Last week, we laid it out for venues: if you can’t offer artists the bare minimum — working sound, working toilets, and a shred of hospitality — you’re not ready to host live music.
But this relationship goes both ways.
Cape Town’s scene only works when artists show up just as ready, equipped, and professional as the venues that host them. You want to be treated like a pro? Then act like one.
Here are 10 things every Cape Town act must bring to the table. Not suggestions. Not “if you’re headlining.” These are the new basics. If you can’t offer them — pause, prep, and come back when you can.
1. A full, working rig — and backups
Cape Town venues don’t stockpile spares. Bring your own instruments, amps, pedals, cables, drum breakables, keyboard stands — the works. You should be able to walk into an empty room and make music. If your setup needs it, pack power strips and adapters. And always carry backup strings, sticks, batteries, fuses, and tape. Pro tip: if it can fail, bring a spare.
2. A stage plot + tech rider sent in advance
If the venue asks for a tech rider or stage plot, send it. If they don’t ask — offer it. A rider tells the sound tech what’s coming; a plot shows them how you’ll set up. This isn’t diva behaviour — it’s basic logistics. Sending this ahead saves time, reduces stress, and marks you as a band worth working with.
3. Be on time for soundcheck (and ready)
Load-in at 6pm? Be there by 5:45. Soundcheck at 7? Don’t walk in at 7:10 with a pie and excuses. When you’re late, you throw off the whole night. Set up quickly, follow instructions, and keep noodling to a minimum. A good soundcheck isn’t about perfection — it’s about cooperation.

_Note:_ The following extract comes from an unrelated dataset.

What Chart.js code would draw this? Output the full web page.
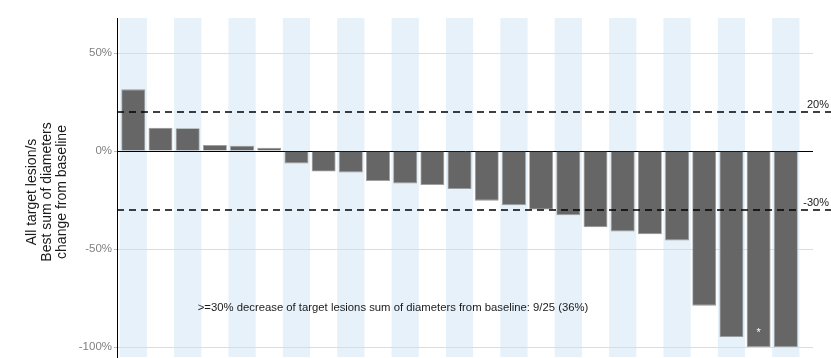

4. A tight, original, varied set
Don’t just recycle the same six songs from your last five gigs. If your set hasn’t changed in months, you’re not gigging — you’re looping. Bring fresh material. Add a surprise. And if your music lacks dynamic range (every song is mid-tempo, same key, same structure), change it up. Variety matters — to the crowd and the venue.
5. Promote like your booking depends on it (because it does)
If you’re still assuming the venue’s IG post is enough promo, stop. Hustle your show. Create posters. DM your people. Post it. Share it. Your job is to help fill the room. Until your name alone packs venues, promotion is part of your role — not a favour to the venue.
6. Bring the right people, not the whole crew
Your cousin, your housemate, your ex, their new partner… no. Don’t abuse the guest list. Unless otherwise agreed, five guests is the standard cap. If your mates support you, they’ll buy a ticket. Venues run tight margins and can’t afford to comp half of Observatory. Respect the space. Also, if your friend calls you the day of the show for comps, put down the phone.
7. Show up sober (a drink or two is fine — slurring isn’t)
We get it. Nerves are real. A beer or two before the set? Totally fine. But if you’re visibly intoxicated on stage — slurring, stumbling, or missing cues — you won’t be asked back. Venues aren’t babysitters. Want to party? Do it after the set.
8. Respect the slot. Play on time. End on time.
Due on at 9:30? Be tuned and ready at 9:29. Slot is 30 minutes? Don’t play 40 “because the vibe was good.” That vibe dies the second you cut into someone else’s time. Plan for a 28-minute set. Everyone will love you for it.
9. A post-set gameplan
Unless you’re the headliner, when your last chord rings out, your priority is clearing the stage. Don’t start re-coiling your cables while chatting to fans. Don’t block changeover zones with your gear. Get offstage fast, then tear down off to the side. Quick, clean transitions are the secret handshake of respected live acts.
10. Be gracious. Be easy to work with.
Say hi to the bar staff. Thank the sound tech. Stick around to watch other acts. The best artists aren’t just talented — they’re team players. The worst ones act like the headliner at their own birthday party. Don’t be that band. Be the reason venues say, “We’d book them again in a heartbeat.”
Bottom line? The scene runs on mutual effort. We’re all trying to build something worth showing up for — again and again.
If you can’t bring these ten things? That’s fine. Stay home. Practice. Tighten your set, your gear, your team. Come back when you’re ready.
But if you can? Venues will notice. Fans will come back. And word will spread — fast — about the act that came prepared, played properly, and made the night better for everyone.
Let’s get local. Let’s get serious. Let’s build a scene that works — on both sides of the stage.